-- WORK REQUIRED --
Write the lines out exactly as they stand, from the one containing "Reproduce this chart" through the one containing "import * as", and only those. Omit pictures.

-- DATASET ROWS --
"""

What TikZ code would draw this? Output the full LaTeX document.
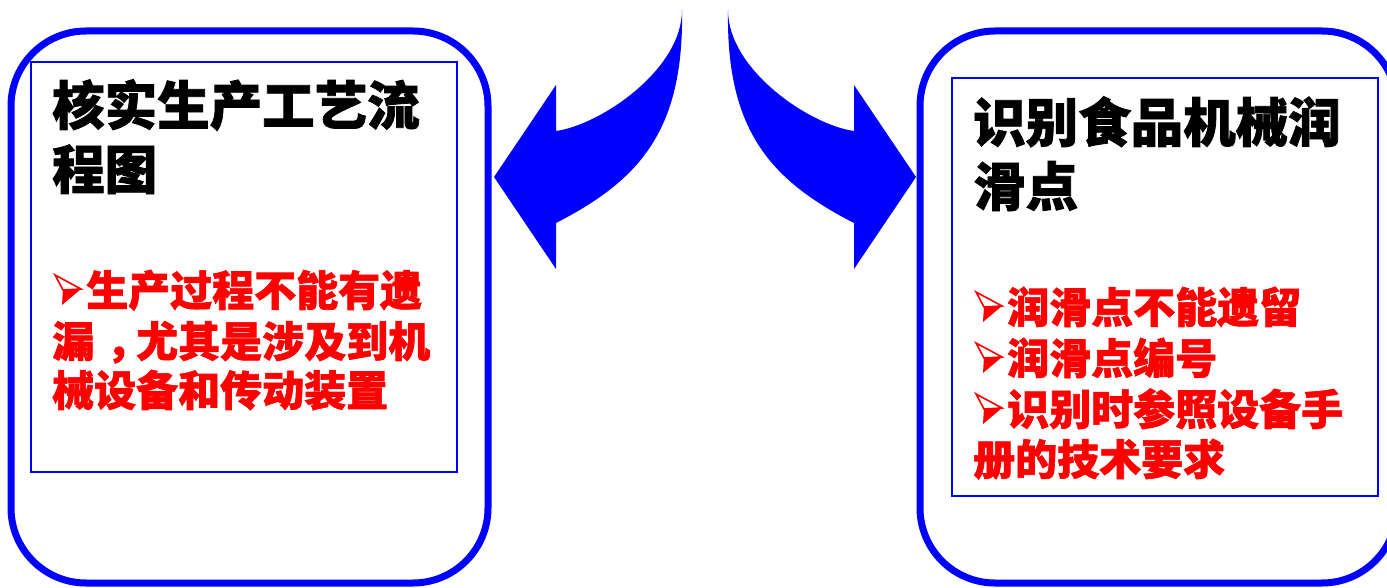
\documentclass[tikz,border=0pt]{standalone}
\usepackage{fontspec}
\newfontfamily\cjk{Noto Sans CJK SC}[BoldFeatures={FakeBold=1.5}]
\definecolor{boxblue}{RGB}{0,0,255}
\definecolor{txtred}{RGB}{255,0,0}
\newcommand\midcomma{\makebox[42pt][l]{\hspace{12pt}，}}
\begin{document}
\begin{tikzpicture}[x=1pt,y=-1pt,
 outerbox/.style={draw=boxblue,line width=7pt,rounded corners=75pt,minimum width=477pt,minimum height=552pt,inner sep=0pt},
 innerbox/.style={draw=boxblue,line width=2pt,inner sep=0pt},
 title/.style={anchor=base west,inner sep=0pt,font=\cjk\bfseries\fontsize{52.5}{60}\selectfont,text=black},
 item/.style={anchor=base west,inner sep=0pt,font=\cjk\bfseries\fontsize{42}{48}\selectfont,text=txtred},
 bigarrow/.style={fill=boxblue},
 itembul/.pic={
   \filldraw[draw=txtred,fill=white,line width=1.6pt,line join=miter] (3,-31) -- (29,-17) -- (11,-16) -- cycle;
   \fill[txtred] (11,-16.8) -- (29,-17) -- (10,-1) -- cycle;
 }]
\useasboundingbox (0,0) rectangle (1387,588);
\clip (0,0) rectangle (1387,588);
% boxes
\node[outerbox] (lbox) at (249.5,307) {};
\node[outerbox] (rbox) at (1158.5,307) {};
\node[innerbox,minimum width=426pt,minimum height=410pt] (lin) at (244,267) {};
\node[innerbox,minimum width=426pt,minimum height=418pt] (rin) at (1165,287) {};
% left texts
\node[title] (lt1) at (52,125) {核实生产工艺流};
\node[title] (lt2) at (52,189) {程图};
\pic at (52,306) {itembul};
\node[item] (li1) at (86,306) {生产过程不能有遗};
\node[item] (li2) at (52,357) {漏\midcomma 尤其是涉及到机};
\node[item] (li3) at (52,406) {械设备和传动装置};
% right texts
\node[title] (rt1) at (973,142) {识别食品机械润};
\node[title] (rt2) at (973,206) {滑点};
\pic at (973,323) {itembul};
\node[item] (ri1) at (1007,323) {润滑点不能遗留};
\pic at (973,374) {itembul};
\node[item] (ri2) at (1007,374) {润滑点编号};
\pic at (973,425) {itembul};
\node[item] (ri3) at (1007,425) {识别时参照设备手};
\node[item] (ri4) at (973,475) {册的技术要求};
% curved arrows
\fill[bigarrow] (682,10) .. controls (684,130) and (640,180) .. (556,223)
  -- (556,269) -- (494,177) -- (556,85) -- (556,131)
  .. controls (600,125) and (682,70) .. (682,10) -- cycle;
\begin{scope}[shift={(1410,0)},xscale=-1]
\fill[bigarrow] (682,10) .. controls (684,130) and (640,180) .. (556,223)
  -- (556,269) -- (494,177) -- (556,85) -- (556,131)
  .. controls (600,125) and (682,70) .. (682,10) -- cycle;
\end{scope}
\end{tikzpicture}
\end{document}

"""
"""

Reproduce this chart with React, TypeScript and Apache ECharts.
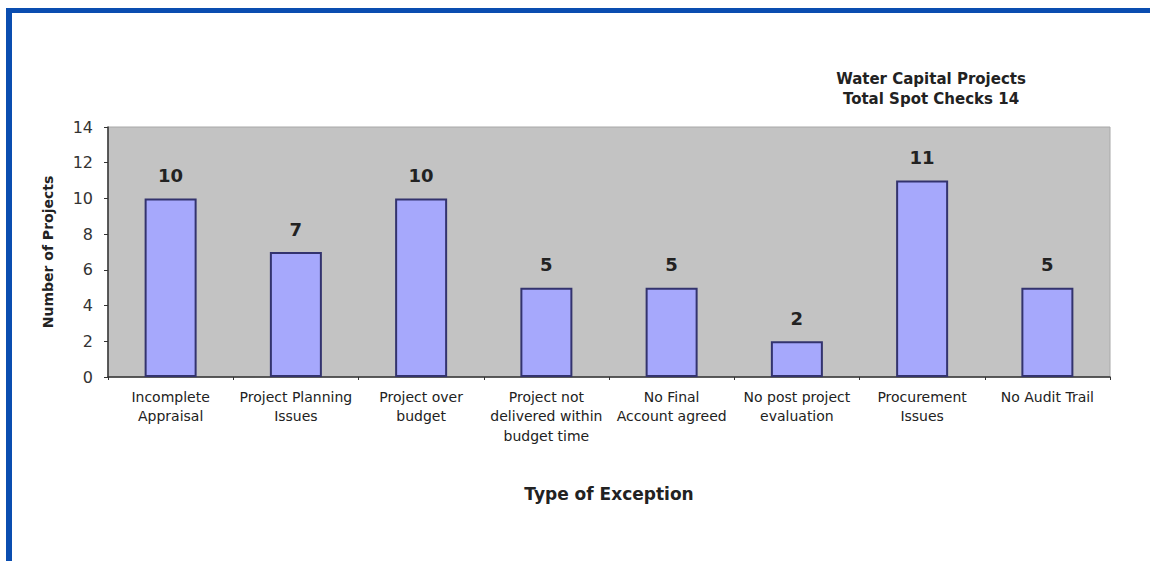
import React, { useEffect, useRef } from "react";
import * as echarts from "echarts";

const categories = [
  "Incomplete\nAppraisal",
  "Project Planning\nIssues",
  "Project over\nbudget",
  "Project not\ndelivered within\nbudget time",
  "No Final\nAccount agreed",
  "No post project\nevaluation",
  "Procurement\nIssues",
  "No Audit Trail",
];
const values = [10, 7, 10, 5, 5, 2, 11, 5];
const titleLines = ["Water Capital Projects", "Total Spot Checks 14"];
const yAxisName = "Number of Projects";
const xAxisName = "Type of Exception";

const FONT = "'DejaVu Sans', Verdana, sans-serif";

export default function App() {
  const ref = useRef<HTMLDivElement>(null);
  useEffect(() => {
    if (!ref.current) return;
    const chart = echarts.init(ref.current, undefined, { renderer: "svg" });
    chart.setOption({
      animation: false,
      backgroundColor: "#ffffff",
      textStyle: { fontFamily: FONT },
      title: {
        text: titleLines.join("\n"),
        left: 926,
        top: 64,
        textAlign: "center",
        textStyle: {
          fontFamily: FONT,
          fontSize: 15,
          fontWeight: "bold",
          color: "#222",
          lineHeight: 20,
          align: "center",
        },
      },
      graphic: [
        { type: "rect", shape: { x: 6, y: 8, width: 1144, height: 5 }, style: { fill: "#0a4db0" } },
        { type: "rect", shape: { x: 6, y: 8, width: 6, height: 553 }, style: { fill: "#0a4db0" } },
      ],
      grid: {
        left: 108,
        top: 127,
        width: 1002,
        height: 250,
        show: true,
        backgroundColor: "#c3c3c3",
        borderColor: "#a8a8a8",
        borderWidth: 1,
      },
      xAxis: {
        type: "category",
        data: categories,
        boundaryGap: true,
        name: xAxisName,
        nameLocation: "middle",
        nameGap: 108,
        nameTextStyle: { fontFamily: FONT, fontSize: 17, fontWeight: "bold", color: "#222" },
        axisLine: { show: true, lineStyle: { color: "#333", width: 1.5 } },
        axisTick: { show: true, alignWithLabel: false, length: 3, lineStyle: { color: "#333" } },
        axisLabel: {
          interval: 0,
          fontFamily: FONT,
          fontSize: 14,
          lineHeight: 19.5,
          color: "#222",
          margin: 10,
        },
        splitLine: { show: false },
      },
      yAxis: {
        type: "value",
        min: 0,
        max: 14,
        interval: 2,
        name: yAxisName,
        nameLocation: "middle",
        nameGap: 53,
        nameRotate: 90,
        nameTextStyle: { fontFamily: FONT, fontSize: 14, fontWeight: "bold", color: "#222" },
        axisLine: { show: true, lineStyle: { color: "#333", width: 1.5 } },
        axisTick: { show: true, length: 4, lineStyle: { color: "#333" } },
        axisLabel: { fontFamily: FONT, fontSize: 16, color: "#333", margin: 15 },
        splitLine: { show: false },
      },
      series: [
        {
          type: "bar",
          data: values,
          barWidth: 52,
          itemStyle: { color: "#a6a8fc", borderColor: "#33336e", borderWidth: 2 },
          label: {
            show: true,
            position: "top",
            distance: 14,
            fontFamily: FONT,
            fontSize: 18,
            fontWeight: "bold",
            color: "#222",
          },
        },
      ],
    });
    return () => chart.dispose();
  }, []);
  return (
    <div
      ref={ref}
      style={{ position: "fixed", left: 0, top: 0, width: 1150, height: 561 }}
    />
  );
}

"""
"""

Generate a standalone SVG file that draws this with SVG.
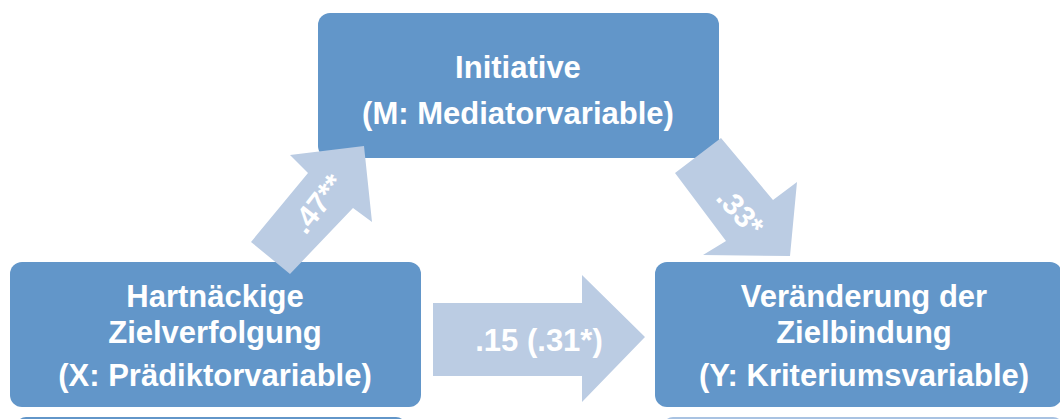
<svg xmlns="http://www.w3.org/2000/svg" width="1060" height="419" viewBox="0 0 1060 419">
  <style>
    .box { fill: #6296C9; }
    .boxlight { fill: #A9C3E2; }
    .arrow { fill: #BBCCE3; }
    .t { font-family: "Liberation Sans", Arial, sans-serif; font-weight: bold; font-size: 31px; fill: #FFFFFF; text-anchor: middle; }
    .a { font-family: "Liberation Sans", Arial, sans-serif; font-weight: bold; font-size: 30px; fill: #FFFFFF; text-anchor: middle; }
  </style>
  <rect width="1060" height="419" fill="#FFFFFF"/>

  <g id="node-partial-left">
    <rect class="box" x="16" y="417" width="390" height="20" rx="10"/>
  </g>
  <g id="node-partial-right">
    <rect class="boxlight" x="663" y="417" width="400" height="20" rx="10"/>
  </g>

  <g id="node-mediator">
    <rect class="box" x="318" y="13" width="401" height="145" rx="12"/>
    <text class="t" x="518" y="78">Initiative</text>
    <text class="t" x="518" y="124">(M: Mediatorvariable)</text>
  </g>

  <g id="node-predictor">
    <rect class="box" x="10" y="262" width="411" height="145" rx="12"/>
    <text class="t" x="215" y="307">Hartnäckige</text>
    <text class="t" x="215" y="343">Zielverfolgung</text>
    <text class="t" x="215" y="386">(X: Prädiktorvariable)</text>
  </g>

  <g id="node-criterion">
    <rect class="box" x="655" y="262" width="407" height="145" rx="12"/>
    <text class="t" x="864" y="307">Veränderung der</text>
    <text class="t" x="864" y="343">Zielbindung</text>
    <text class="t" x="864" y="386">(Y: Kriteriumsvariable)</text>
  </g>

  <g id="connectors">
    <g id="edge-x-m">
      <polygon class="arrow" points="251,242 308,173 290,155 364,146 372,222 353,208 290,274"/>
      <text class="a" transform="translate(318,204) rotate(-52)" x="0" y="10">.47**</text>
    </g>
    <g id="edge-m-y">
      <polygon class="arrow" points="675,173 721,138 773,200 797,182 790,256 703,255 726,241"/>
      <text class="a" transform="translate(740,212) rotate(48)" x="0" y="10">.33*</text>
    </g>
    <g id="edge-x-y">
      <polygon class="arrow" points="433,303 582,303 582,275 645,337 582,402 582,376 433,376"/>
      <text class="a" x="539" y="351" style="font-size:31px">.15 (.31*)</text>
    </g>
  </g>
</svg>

"""

-- TASK ANSWER --
Reproduce this chart with React, TypeScript and Apache ECharts.
import React, { useEffect, useRef } from "react";
import * as echarts from "echarts";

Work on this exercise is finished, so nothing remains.